Kolukırık, çay, kahve, soğuk çay, kola gibi kafeinli içeceklerin diüretik etkiye sahip olduğunu belirterek, “Bu içeceklerden fazla tüketmek vücutta sıvı kaybına neden olur. Çay, iftardan 1 saat sonra açık ve bir dilim limon eklenerek içilebilir. Kahve, kola ve soğuk çay uzak durulması gereken içeceklerdir” dedi.
Sahur ve iftar dışında aralıklı 1-2 öğün daha yapılmasının sindirim açısından iyi olacağını aktaran Kolukırık, “İftardan 2 saat sonra 1-2 porsiyon meyve veya 1 kase komposto tüketilmesi enerji verir ve kabızlık gibi bağırsak problemlerini önler. İftardan sonra hazımsızlık sorunu yaşanıyorsa ıhlamur, papatya, nane, rezene gibi bitki çayları içilebilir. İftardan 1-2 saat sonra yapılacak olan 1 saatlik yürüyüş hazımsızlık yaşamanızı engeller. Kilo almadan geçirebilmek için bu ayı yürüyüş yapılmalı ve hareket artırılmalıdır” dedi.
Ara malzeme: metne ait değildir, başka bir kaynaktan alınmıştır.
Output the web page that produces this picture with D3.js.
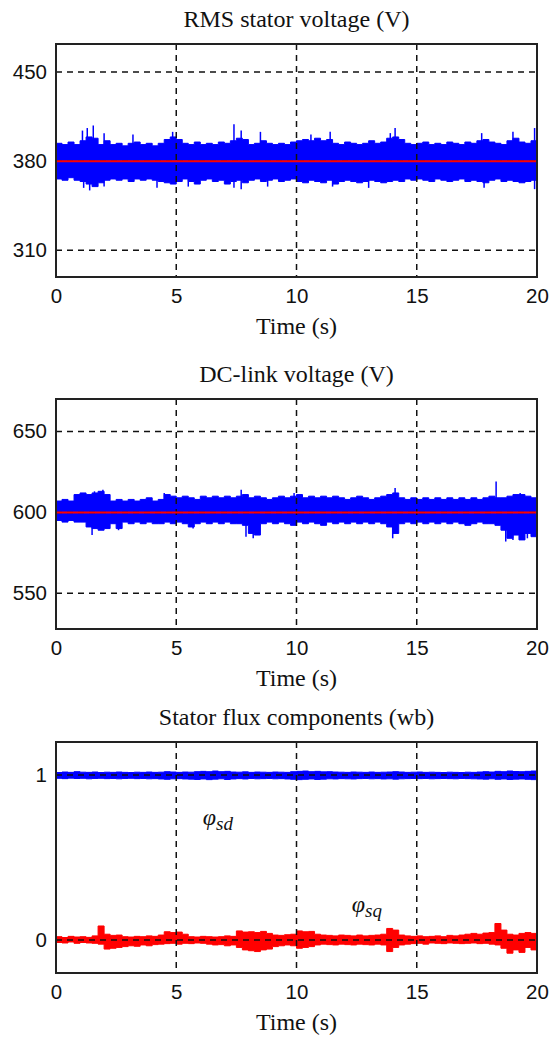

Diyetisyen Cansu Kolukırık, dikkat edilmesi gereken besinleri ise şöyle sıraladı:
“Zeytin, bal, reçel, pekmez, turşu, şerbetli tatlılar, tulum peyniri, otlu peynir gibi tuzlu peynir çeşitleri, kızartma türü ve soslu yemekler, koyu çay, kahve, soğuk çay gibi kafein içeren içecekler, kola, gazoz gibi asitli ve şekerli içecekler, bu besinler daha çok susamaya ve kilo artışına neden olduğu için özellikle bu ayda bu besinleri tüketmekten kaçınılmalıdır.”